Я помню, что у нас были кобыла, корова, разная другая домашняя живность. Жили бедно, хлеб был черный, лишь на праздник белый, блины — это уже роскошь. Борщ, пшенная каша, суп из фасоли и картофель — это была основная и ежедневная еда, сахара не было”.

Не густо, скажем так — с сожалением вздохнул Шеремет.

— А чего же ты хотел? — Как в позапрошлую ночь, послышался глуховатый голос. — Она же в двадцать третьем году как раз только родилась. Что же она могла помнить? Да еще о моей, взрослой, а не своей детской жизни?

— Это опять Вы, Деду? — Необычный страх холодил душу, будто отрывая ее от телесной оболочки. — Я здесь кое-чего не понимаю, что случилось с вами в двадцатые годы, между Гражданской войной и коллективизацией.

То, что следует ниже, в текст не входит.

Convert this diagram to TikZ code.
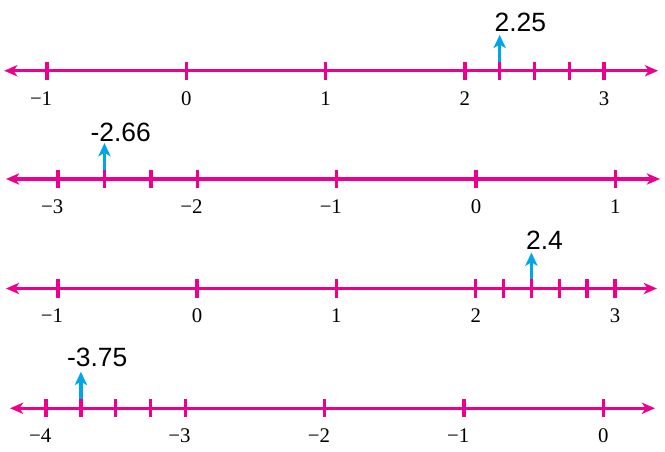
\documentclass[tikz,border=0pt]{standalone}
\usepackage{fontspec}
\setmainfont{Liberation Serif}
\newfontfamily\valuesans{Liberation Sans}
\usepackage{tikz}
\usetikzlibrary{arrows.meta}
\definecolor{numpink}{RGB}{236,0,140}
\definecolor{ptrblue}{RGB}{0,166,230}

\begin{document}
\begin{tikzpicture}[x=2cm, y=2cm,
    nline/.style={draw=numpink, line width=1.4pt,
                  {Stealth[length=5.4pt,width=4.6pt,inset=1.6pt]}-{Stealth[length=5.4pt,width=4.6pt,inset=1.6pt]}},
    tickmark/.style={draw=numpink, line width=1.4pt},
    ticklabel/.style={font=\fontsize{8.5}{10}\selectfont, anchor=base, inner sep=0},
    value/.style={font=\valuesans\fontsize{10.8}{12}\selectfont, anchor=base west, inner sep=0},
    ptr/.style={draw=ptrblue, line width=1.4pt, -{Stealth[length=5.4pt,width=5pt,inset=1.4pt]}}]

    \useasboundingbox (0,0) rectangle (4.774,-3.238);

    % line 1 : 2.25
    \coordinate (w1) at (0.030,-0.508);
    \coordinate (e1) at (4.724,-0.508);
    \draw[nline] (w1) -- (e1);
    \begin{scope}[shift={(1.337,-0.508)}]
        \foreach \t/\txt [count=\i] in {-1/\llap{−}1, 0/0, 1/1, 2/2, 3/3} {
            \draw[tickmark] (\t,0.065) -- (\t,-0.065);
            \node[ticklabel] (a\i) at (\t,-0.250) {\txt};
        }
        \foreach \t in {2.25,2.5,2.75}
            \draw[tickmark] (\t,0.065) -- (\t,-0.065);
        \coordinate (p1) at (2.25,0.065);
        \coordinate (q1) at (2.25,0.258);
        \node[value] (v1) at (2.21,0.280) {2.25};
        \draw[ptr] (p1) -- (q1);
    \end{scope}

    % line 2 : -2.66
    \coordinate (w2) at (0.043,-1.285);
    \coordinate (e2) at (4.738,-1.285);
    \draw[nline] (w2) -- (e2);
    \begin{scope}[shift={(3.417,-1.285)}]
        \foreach \t/\txt [count=\i] in {-3/\llap{−}3, -2/\llap{−}2, -1/\llap{−}1, 0/0, 1/1} {
            \draw[tickmark] (\t,0.065) -- (\t,-0.065);
            \node[ticklabel] (b\i) at (\t,-0.245) {\txt};
        }
        \foreach \t in {-2.667,-2.333}
            \draw[tickmark] (\t,0.065) -- (\t,-0.065);
        \coordinate (p2) at (-2.667,0.065);
        \coordinate (q2) at (-2.667,0.258);
        \node[value] (v2) at (-2.707,0.268) {\llap{-}2.66};
        \draw[ptr] (p2) -- (q2);
    \end{scope}

    % line 3 : 2.4
    \coordinate (w3) at (0.043,-2.071);
    \coordinate (e3) at (4.716,-2.071);
    \draw[nline] (w3) -- (e3);
    \begin{scope}[shift={(1.415,-2.071)}]
        \foreach \t/\txt [count=\i] in {-1/\llap{−}1, 0/0, 1/1, 2/2, 3/3} {
            \draw[tickmark] (\t,0.065) -- (\t,-0.065);
            \node[ticklabel] (c\i) at (\t,-0.245) {\txt};
        }
        \foreach \t in {2.2,2.4,2.6,2.8}
            \draw[tickmark] (\t,0.065) -- (\t,-0.065);
        \coordinate (p3) at (2.4,0.065);
        \coordinate (q3) at (2.4,0.258);
        \node[value] (v3) at (2.358,0.280) {2.4};
        \draw[ptr] (p3) -- (q3);
    \end{scope}

    % line 4 : -3.75
    \coordinate (w4) at (0.072,-2.931);
    \coordinate (e4) at (4.702,-2.931);
    \draw[nline] (w4) -- (e4);
    \begin{scope}[shift={(4.331,-2.931)}]
        \foreach \t/\txt [count=\i] in {-4/\llap{−}4, -3/\llap{−}3, -2/\llap{−}2, -1/\llap{−}1, 0/0} {
            \draw[tickmark] (\t,0.065) -- (\t,-0.065);
            \node[ticklabel] (d\i) at (\t,-0.245) {\txt};
        }
        \foreach \t in {-3.75,-3.5,-3.25}
            \draw[tickmark] (\t,0.065) -- (\t,-0.065);
        \coordinate (p4) at (-3.75,0.065);
        \coordinate (q4) at (-3.75,0.262);
        \node[value] (v4) at (-3.79,0.298) {\llap{-}3.75};
        \draw[ptr] (p4) -- (q4);
    \end{scope}
\end{tikzpicture}
\end{document}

— Что же там понимать? Болел, лечился, хозяйничал на земле, как все люди. Общественной работой вон занимался, в меру сил, конечно, — недовольно воркотнул Дед.

— Если бы я вас не знал — то поверил бы, что действительно “в меру сил.” Однако поскольку я вашей крови, то позвольте не поверить. И если уж у нас такой разговор странный вышел, так давайте откровенно. Потому что второго такого раза может и не быть. А правду прятать навечно — грех. В первую оче-редь перед собой и своими. Тем более, срок давности все равно давно прошел.

— Срок давности, говоришь, минул…— Чиркнул спичкой Дед, зажег папиросу. — Я же не вор, чтобы за него ховаться, за этот срок… Просто есть вещи, о которых вспоминать без надобности человеку не хочется, да и не следует. Однако, может ты и прав — не все нужно на том свете прятать. Особенно неправду и несправедливость. Потому что они там, во влажной темноте, плодятся, словно черви и точат человеческие души, словно шашель. Так что слушай.